Life in Spain 2: Moans:-
- I'm still finding it impossible to access the site of the Spanish national rail operator, Renfe. So I wasn't surprised to see that renfe.com is rated 1.0 out of 5. And that someone had posted on Tripadvisor: It’s the most dysfunctional website I’ve ever used. Fortunately, one can get train times from the Corte Inglés site.
- Corporate Spain seems to me to show a lack of concern about their customers having to waste time to get things done. So it is that today I will be making my 3rd visit to Banco Pastor/Popular to close my account and withdraw the cash in it.
- Another case in point . . . Having moved banks, I've had to change all my direct debits. Doing this with Telefónica(Movistar) yesterday, I was told that the current bill - due June 1 – was in process and couldn't be stopped. After Pastor has rejected it, I have to go to the Post Office and pay the bill there. Even more irritating than this were the dogged attempts by the employee to sell me:- 1. A new package which would raise my bill, and 2. A second mobile phone. In the end, I had to put down the phone to stop the spiel. And then there was the bloody machine follow-up call asking me to rate the service! As I've been saying for years, I'm not sure Telefónica really understands the concept of customer orientation. They just play at it, using IT technology but retaining monopolistic corporate attitudes.
- The issue of a high speed train from La Coruña right down to Lisbon has been resurrected, after Le Crisis killed it years ago.
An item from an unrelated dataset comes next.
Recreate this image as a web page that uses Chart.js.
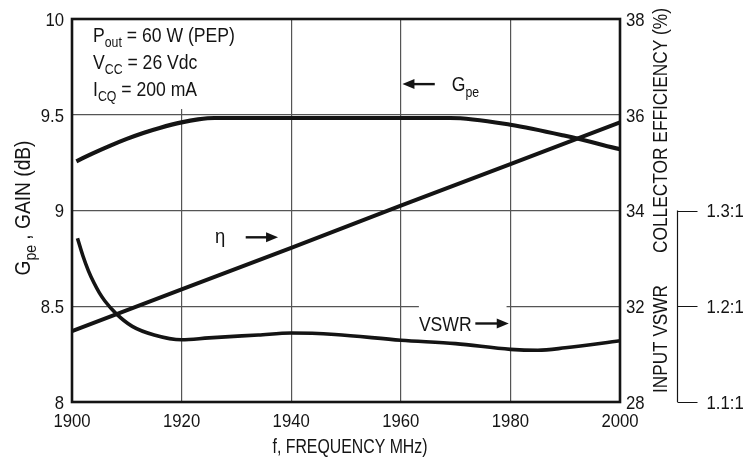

I can't imagine it'll be operating before 2040. If ever.
- Six years after the Galician government announced it was going to coordinate the development of our 3 suboptimal airports, it has now admitted that localism has totally prevented this and that the relevant 3 cities continue to engage in subsidy battles that are doing the region no favours at all.
- On the day I was witness to a near collision between 2 drivers each in the wrong lane on a roundabout/circle, I read that the new turborotondas - which have lanes painted on them - have significantly reduced the accident rate. We need more of them.
- I daily watch 'pilgrims' enter Pontevedra's old quarter via the Portuguese Gate and then - for the most part - turn immediately left down the camino to leave the city across Burgo bridge. Meaning they don't see the gem of our old quarter. About which I am rather ambivalent. I often give pilgrims a (free) tour of our wonderful casco viejo but I'm not sure I really want more tourists there.
Finally . . . You have to laugh . . . Donald Trump – quite possibly the most divisive politician in world history – has complained that current developments show that “We’re not together as a country.” Nowt to do with him, it seems.